37. In view of the foregoing, the IACHR concludes that the petition is admissible on this point in accordance with the clauses of Article 47(b).


38. The Commission concludes that it has competence to examine the petition and that this complies with the requirements on admissibility, in accordance with Articles 46 and 47 of the American Convention.

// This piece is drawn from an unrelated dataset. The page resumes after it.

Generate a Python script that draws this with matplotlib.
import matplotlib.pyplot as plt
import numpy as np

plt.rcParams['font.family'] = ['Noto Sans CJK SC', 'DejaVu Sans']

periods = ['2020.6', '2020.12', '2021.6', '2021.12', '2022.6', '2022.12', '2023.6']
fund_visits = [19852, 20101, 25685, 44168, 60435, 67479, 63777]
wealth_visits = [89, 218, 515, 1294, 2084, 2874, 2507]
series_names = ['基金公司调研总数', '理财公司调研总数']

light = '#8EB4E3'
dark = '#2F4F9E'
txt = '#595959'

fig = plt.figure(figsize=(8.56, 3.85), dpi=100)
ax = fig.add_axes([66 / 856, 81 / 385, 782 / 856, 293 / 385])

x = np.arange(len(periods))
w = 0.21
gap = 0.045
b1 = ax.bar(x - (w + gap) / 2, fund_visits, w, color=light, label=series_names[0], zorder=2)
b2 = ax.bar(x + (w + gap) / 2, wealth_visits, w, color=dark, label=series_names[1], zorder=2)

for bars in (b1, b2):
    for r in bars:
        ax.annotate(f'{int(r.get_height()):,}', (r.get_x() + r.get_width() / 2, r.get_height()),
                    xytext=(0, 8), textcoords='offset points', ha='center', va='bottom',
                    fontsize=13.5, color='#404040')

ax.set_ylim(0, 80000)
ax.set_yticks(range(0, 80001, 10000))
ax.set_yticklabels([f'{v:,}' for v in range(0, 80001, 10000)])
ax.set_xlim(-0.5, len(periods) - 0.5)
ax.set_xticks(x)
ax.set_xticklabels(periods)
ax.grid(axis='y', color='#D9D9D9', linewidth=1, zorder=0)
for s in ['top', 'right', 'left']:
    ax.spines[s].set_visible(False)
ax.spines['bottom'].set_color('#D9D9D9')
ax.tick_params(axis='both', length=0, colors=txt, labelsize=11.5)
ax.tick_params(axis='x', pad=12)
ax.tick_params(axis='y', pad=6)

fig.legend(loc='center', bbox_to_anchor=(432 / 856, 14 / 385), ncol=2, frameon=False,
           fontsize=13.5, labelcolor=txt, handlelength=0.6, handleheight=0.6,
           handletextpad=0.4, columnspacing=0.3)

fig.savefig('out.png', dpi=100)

Based on the foregoing considerations of fact and law, and without prejudging the merits of the case,



1. To declare that the present petition is admissible in relation to the alleged violations of rights protected by Articles I, XVIII, and XXII of the American Declaration, as well as Articles 8 and 25 of the American Convention in relation to Article 1.1 of the same instrument.

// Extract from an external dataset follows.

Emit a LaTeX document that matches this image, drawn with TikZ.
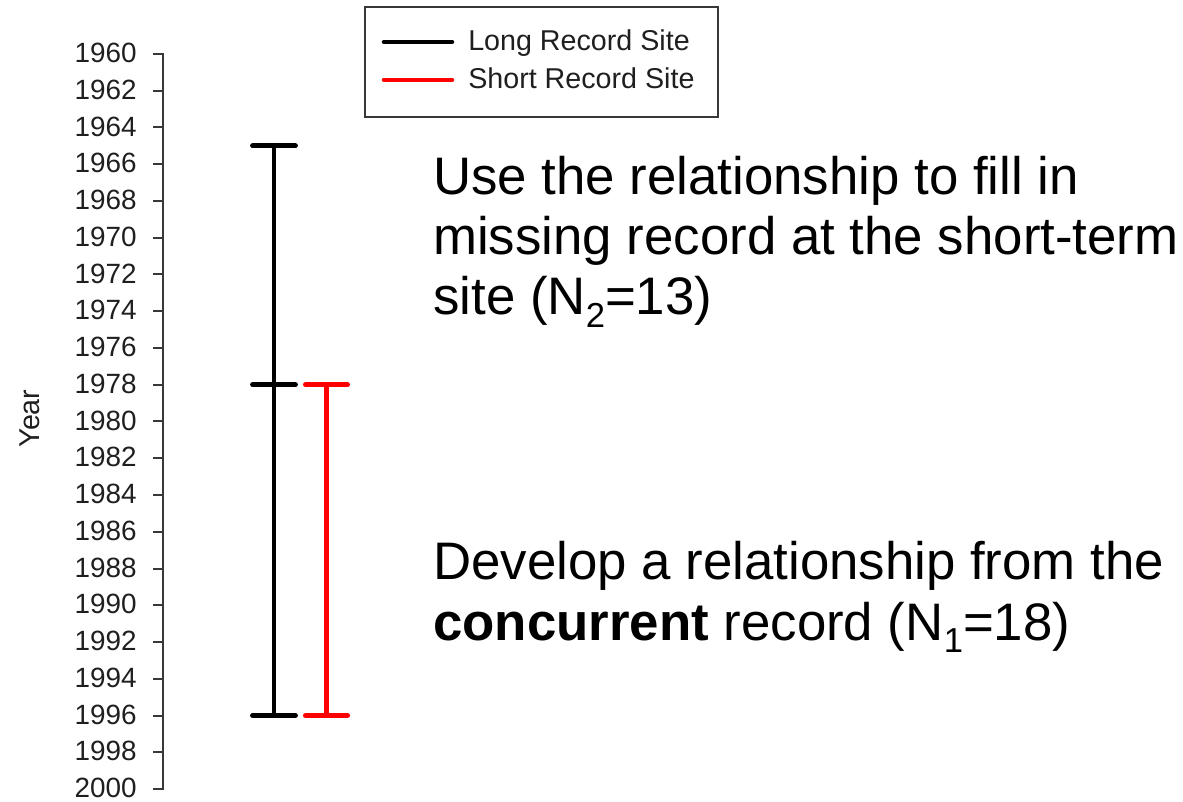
\documentclass[tikz,border=0pt]{standalone}
\usepackage{fontspec}
\setmainfont{Liberation Sans}
\newcommand{\lowsub}[1]{\raisebox{-0.24em}{\fontsize{26}{26}\selectfont #1}}
\begin{document}
\begin{tikzpicture}[x=0.75pt,y=-0.75pt,
  axisline/.style={draw=black!78, line width=1.5pt},
  bar/.style={line width=3.7pt, line cap=round},
  ticklabel/.style={anchor=east, inner sep=0pt, text=black!88,
    font=\fontsize{20.9}{20.9}\selectfont},
  note/.style={anchor=base west, inner sep=0pt,
    font=\fontsize{39.6}{45}\selectfont},
  legendtext/.style={anchor=base west, inner sep=0pt, text=black!88,
    font=\fontsize{21.5}{21.5}\selectfont}]
\useasboundingbox (0,0) rectangle (1183,802);

% year axis: 1960 at y=54, 2000 at y=789
\def\yrpos#1{54+18.375*(#1-1960)}
\coordinate (axtop) at (163,{\yrpos{1960}});
\coordinate (axbot) at (163,{\yrpos{2000}});
\draw[axisline, line cap=rect] (axtop) -- (axbot);
\foreach \i in {0,...,20}{
  \pgfmathtruncatemacro\yr{1960+2*\i}
  \coordinate (tick\yr) at (163,{\yrpos{\yr}});
  \draw[axisline] (tick\yr) -- ++(-10,0);
  \node[ticklabel] (lab\yr) at (137,{\yrpos{\yr}-1}) {\yr};
}
\node[rotate=90, inner sep=0pt, text=black!88, font=\fontsize{21.5}{21.5}\selectfont]
  (ylab) at (30,{\yrpos{1980}-3}) {Year};

% long record site: 1965--1996, with a mark at 1978
\coordinate (Ltop) at (274,{\yrpos{1965}});
\coordinate (Lmid) at (274,{\yrpos{1978}});
\coordinate (Lbot) at (274,{\yrpos{1996}});
\draw[bar, black] (Ltop) -- (Lbot);
\foreach \c in {Ltop,Lmid,Lbot}{
  \draw[bar, black] ([xshift=-16.1pt]\c) -- ([xshift=16.1pt]\c);
}

% short record site: 1978--1996
\coordinate (Stop) at (326.5,{\yrpos{1978}});
\coordinate (Sbot) at (326.5,{\yrpos{1996}});
\draw[bar, red] (Stop) -- (Sbot);
\foreach \c in {Stop,Sbot}{
  \draw[bar, red] ([xshift=-15.8pt]\c) -- ([xshift=15.8pt]\c);
}

% legend
\node[draw=black!78, line width=1.5pt, minimum width=264.75pt, minimum height=82.5pt,
  inner sep=0pt, anchor=north west] (legend) at (364,6) {};
\coordinate (k1a) at (384,42);
\coordinate (k1b) at (452,42);
\coordinate (k2a) at (384,80);
\coordinate (k2b) at (452,80);
\draw[bar, black, line width=3.4pt] (k1a) -- (k1b);
\draw[bar, red, line width=3.4pt] (k2a) -- (k2b);
\node[legendtext] (leg1) at (468,51) {Long Record Site};
\node[legendtext] (leg2) at (468,89) {Short Record Site};

% explanatory text
\node[note] (n1) at (433,195) {Use the relationship to fill in};
\node[note] (n2) at (433,255) {missing record at the short-term};
\node[note] (n3) at (433,315) {site (N\lowsub{2}=13)};
\node[note] (n4) at (433,580) {Develop a relationship from the};
\node[note] (n5) at (433,640) {\textbf{concurrent} record (N\lowsub{1}=18)};
\end{tikzpicture}
\end{document}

2. To notify the State and the petitioners of this decision.

3. To begin the process to examine the merits of the matter..

4. To publish this decision and include it in its Annual Report to the General Assembly of the OAS.

Done and signed in the city of Washington, D.C.,on the 16th day of the month of October, 2008. (Signed): Paolo G. Carozza, Chairman; Luz Patricia Mejía Guerrero, First Vice Chairwoman, Felipe González, Second Vice Chairman; Sir Clare K. Roberts, Florentín Meléndez, and Víctor Abramovich, members of the Commission.

[1] Pursuant to Article 17.2.a of the Rules of Procedure of the Commission, Commissioner Paulo Sérgio Pinheiro, who is Brazilian, did not participate in the deliberations or voting on this case.

[2] The denúncia is described in Article 41 of the Brazilian Criminal Code.

[3] Public Prosecutor’s Office charge. Initial communication from the petitioners dated November 6, 2006, appendix II.44.

[4] Brazil is a founding member of the Organization of American States, signed the OAS Charter in 1948 and deposited its instrument of ratification in 1950.

[5] IACHR, Report No. 19/98, Case 11,516, Ovelário Tames, Brazil, February 21, 1998, paragraph 15; Report No. 33/01, Case 11,552, Guerilla de Araguaia, Jukoa Gomes Lund et al., Brazil, March 6, 2001, paragraph 38; Report No 17/98, Cases 11,407 Galrival Xavier Coutrim, 11,406, Celso Bonfim de Lima, 11,416, Marcos Almeida Ferreira, 11,413, Delton Gomes da Mota, 11,417, Marcos de Assis Ruben, 11,412, Wanderley Galati, 11,414, Ozeas Antonia dos Santos, 11,415, Carlos Eduardo Gomes Ribeiro, 11,286, Aluísio Cavalcanti Júnior and Cláudio Aparecido de Moraes, Brazil, February 21, 1998, paragraph 163.

[6] Inter-American Court of Human Rights. Interpretation of the American Declaration of the Rights and Duties of Man within the framework of Article 64 of the American Convention on Human Rights, Advisory Opinion OC-10/89, dated July 14, 1989, Series A, paragraph 45.

[7] For crimes within the competence of the Tribunal de Jurados, once probable cause proceedings have been opened, the judge must examine the book of evidence (acervo probatorio) in the criminal proceedings in order to verify whether or not it is possible to show the probable existence of a culpable homicide, as well as the respective and alleged perpetrator. Consequently, the Magistrate produces the Pronúncia decision, in which he confirms the existence of evidence that would indicate the materiality and perpetrator of the crime and determines the legal disposition and related sanctions he understands apply to the prisoner. Regarding the Pronuncia see Article 408 of the Brazilian Penal Code. In addition, if the indications noted supra are not present in the file, the judge must pronounce the Impronúncia of the prisoners.

[8] In accordance with Article 5, sub-paragraph XXXVIII of the Brazilian Federal Constitution of 1998, the Tribunal de Jurados is competent to try murder cases.